4.2 Expectations and Results

The model’s AUC (0.8005067) is strong, reflecting the importance of predictors like age, education, and hours worked. Overall, the results are consistent with expectations from the research study: - Age correlates with experience, leading to higher salaries. - Education increases income, with those holding a degree earning significantly more. - Hours Worked reflects labor input, where more hours can translate to higher pay.

4.3 Future Research

Geographic Influence on Income: Including geographic variables may reveal regional disparities in income linked to education and job opportunities.
Intersectionality of Demographics: Exploring how race, gender, and marital status interact could improve the model’s accuracy in predicting income.
Health and Disability Status: Accounting for health conditions or disability could provide additional insight into income disparities by limiting education or work opportunities.

5 References

Azzollini, L., R. Breen, and B. Nolan. 2023. “Demographic Behaviour and Earnings Inequality Across OECD Countries.” Journal of Economic Inequality 21: 441–61. https://doi.org/10.1007/s10888-022-09559-1.

Dua, Dheeru, and Casey Graff. 2017. “UCI Machine Learning Repository.” University of California, Irvine, School of Information and Computer Sciences. https://archive.ics.uci.edu/ml.

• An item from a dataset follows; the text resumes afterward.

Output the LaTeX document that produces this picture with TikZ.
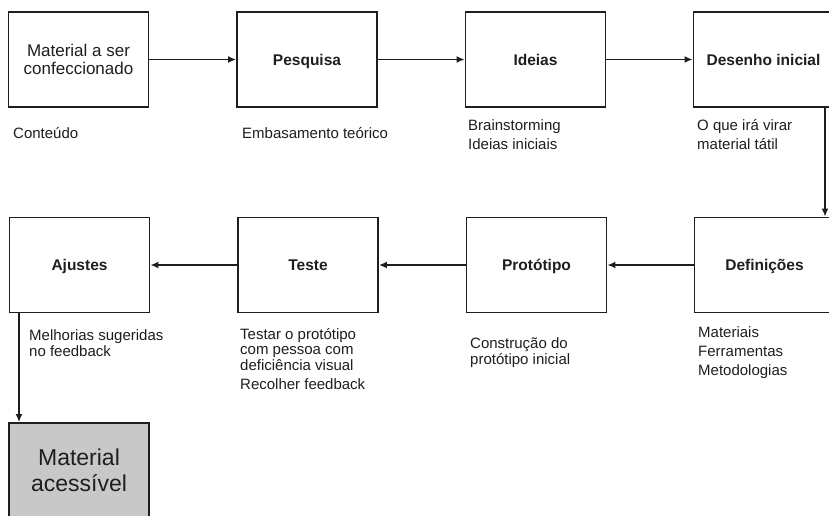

Jo, K. 2023. “Income Prediction Using Machine Learning Techniques.” University of California, Los Angeles.

Kohavi, R., and B. Becker. 1996. “UCI Machine Learning Repository: Adult Data Set.” UCI Machine Learning Repository. https://archive.ics.uci.edu/ml/datasets/adult.

Smith-Edgell, A. 2024. “Proof Point: Financial Returns After a Post-Secondary Education Have Diminished.” RBC Thought Leadership. https://thoughtleadership.rbc.com/proof-point-financial-returns-after-a-post-secondary-education-have-diminished/#:~:text=Incomes%20are%20positively%20correlated%20with%20higher%20education&text=Respondents%20with%20a%20bachelor’s%20degree,median%20income%20in%20the%20sample.